YOUR TASK :: Gather, from the data below, each line in which the word "source" occurs.

INPUT FOR THIS TASK ::
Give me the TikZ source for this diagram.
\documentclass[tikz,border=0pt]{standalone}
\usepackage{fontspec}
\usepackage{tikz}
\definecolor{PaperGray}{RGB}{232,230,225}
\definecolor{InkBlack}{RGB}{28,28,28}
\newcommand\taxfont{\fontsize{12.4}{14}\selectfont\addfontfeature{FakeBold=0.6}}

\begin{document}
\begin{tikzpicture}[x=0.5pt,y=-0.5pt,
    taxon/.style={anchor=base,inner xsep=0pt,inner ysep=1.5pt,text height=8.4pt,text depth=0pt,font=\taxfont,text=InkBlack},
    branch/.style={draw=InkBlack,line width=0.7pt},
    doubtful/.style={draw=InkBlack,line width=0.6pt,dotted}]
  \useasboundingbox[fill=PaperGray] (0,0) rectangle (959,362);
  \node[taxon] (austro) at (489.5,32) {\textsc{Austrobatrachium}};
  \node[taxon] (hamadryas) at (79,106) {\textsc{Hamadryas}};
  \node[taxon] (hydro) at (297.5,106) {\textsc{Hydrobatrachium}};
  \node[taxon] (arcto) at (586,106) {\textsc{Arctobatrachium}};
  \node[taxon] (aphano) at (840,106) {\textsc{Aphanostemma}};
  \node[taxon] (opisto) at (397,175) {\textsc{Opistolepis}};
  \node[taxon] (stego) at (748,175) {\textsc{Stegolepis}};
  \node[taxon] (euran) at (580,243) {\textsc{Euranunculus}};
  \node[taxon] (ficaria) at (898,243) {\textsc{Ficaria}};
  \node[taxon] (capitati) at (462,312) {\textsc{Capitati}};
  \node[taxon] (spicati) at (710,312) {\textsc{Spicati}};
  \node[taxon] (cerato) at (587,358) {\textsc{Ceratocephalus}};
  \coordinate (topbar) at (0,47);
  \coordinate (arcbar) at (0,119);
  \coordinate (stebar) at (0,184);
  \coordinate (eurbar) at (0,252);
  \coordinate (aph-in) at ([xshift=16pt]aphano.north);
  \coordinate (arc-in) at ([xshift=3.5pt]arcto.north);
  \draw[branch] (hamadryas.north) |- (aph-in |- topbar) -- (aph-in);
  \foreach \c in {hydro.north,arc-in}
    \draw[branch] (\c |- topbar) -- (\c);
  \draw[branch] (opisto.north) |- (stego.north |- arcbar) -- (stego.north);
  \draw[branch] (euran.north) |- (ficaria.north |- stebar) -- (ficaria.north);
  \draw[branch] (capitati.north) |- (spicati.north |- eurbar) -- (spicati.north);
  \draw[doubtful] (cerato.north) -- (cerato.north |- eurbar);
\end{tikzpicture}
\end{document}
* * *
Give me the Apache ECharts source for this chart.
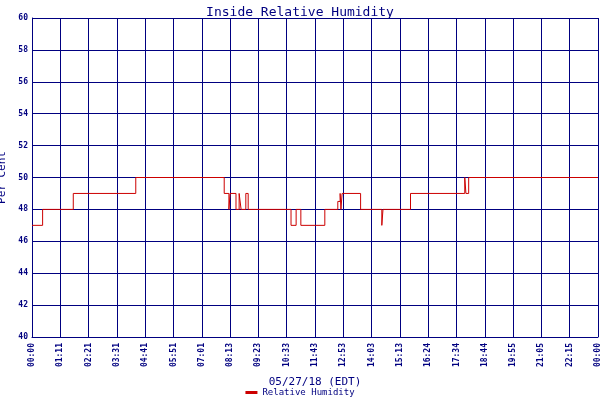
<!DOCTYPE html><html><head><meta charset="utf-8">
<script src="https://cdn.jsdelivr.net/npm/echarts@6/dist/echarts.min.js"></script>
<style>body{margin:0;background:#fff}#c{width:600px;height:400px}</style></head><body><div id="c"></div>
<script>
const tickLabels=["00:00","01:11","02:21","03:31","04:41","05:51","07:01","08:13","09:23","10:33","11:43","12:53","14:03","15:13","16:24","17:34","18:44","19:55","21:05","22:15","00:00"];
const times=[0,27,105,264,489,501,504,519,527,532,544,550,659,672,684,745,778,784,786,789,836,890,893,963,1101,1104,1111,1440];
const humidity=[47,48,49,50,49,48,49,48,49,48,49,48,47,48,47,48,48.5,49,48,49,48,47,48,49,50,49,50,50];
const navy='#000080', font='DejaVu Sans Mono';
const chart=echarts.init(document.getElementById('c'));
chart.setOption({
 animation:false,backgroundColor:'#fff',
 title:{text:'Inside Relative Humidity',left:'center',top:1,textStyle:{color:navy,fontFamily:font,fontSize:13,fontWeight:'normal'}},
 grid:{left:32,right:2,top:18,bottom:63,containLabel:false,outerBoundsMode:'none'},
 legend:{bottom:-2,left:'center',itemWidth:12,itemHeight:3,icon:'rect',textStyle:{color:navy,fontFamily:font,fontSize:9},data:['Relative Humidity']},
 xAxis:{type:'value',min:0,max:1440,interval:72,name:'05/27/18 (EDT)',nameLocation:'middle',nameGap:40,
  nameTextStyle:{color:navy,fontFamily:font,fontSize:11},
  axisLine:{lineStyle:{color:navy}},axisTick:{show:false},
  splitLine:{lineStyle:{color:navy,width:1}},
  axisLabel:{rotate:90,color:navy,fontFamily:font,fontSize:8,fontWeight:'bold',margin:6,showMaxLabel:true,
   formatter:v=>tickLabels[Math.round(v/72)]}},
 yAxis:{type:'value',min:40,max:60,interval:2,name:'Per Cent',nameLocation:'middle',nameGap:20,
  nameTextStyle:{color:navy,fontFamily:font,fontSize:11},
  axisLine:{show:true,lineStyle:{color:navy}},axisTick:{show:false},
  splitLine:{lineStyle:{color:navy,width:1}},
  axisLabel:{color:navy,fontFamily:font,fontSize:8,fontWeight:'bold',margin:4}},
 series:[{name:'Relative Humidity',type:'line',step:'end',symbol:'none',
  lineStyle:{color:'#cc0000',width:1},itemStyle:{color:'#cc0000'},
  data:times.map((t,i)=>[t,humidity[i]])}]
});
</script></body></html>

WORKED ANSWER ::
Give me the TikZ source for this diagram.
Give me the Apache ECharts source for this chart.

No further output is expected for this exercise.